Construction activity across the United States continued to edge higher in March, supported largely by gains in private-sector building projects, according to newly released federal data.
Figures published Thursday by the U.S. Census Bureau showed total construction spending reached a seasonally adjusted annual pace of $2.185 trillion in March 2026. That represented a modest increase from February’s revised estimate of $2.173 trillion and marked a 1.6% rise compared with the same month a year earlier.
During the first quarter of 2026, overall construction expenditures totaled approximately $479.4 billion. Federal data indicated that amount was slightly ahead of spending recorded during the opening three months of 2025.
Private construction remained the strongest contributor to overall growth. Spending in the sector advanced to an annualized rate of $1.659 trillion in March, rising 0.8% from the previous month.

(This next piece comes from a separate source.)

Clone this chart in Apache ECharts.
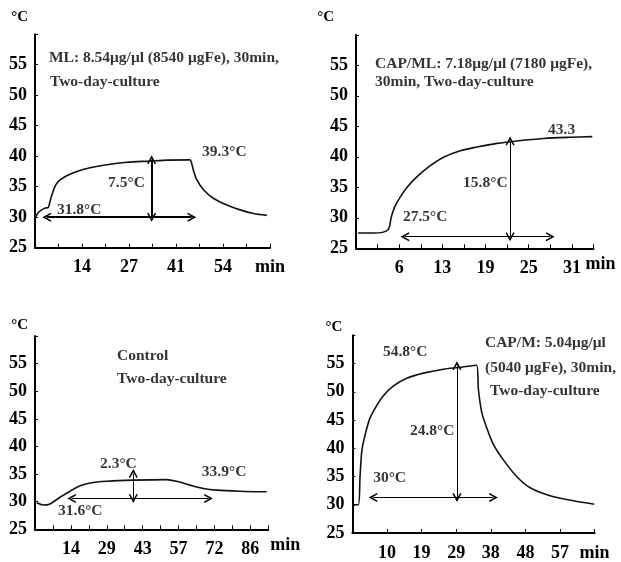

Residential building activity posted one of the larger monthly gains. Home construction spending climbed to $929.7 billion on a seasonally adjusted annual basis, up 1.7% compared with February levels. The increase suggests housing-related projects continued to provide support for the broader construction market despite ongoing financing pressures and elevated borrowing costs.
Nonresidential construction, however, showed weaker momentum. Spending in that segment slipped slightly to $729.4 billion, reflecting a small decline from February’s revised estimate.
Public-sector construction spending moved lower during the month. Government-funded projects were estimated at an annualized rate of $526.4 billion in March, down marginally from February.
Educational construction projects recorded a modest decrease, with spending falling to $113 billion. Highway and street construction also softened slightly, reaching an annualized pace of $147.8 billion.
Despite some pullback in public infrastructure categories, the broader trend in construction spending has remained relatively stable over the past year. A chart included in the Census Bureau report showed overall spending continuing on an upward trajectory since 2020, with private construction accounting for the largest share of activity.
Economists and industry analysts often monitor construction spending as a key measure of economic momentum because it reflects investment trends across housing, commercial development, manufacturing facilities, and public infrastructure.
The latest report arrives as builders and contractors continue navigating higher material costs, labor shortages, and shifting interest rate expectations. Even so, the March figures indicate that construction demand has remained resilient in several major sectors of the economy.
The Census Bureau said its next monthly construction spending report is scheduled for release on June 1, 2026.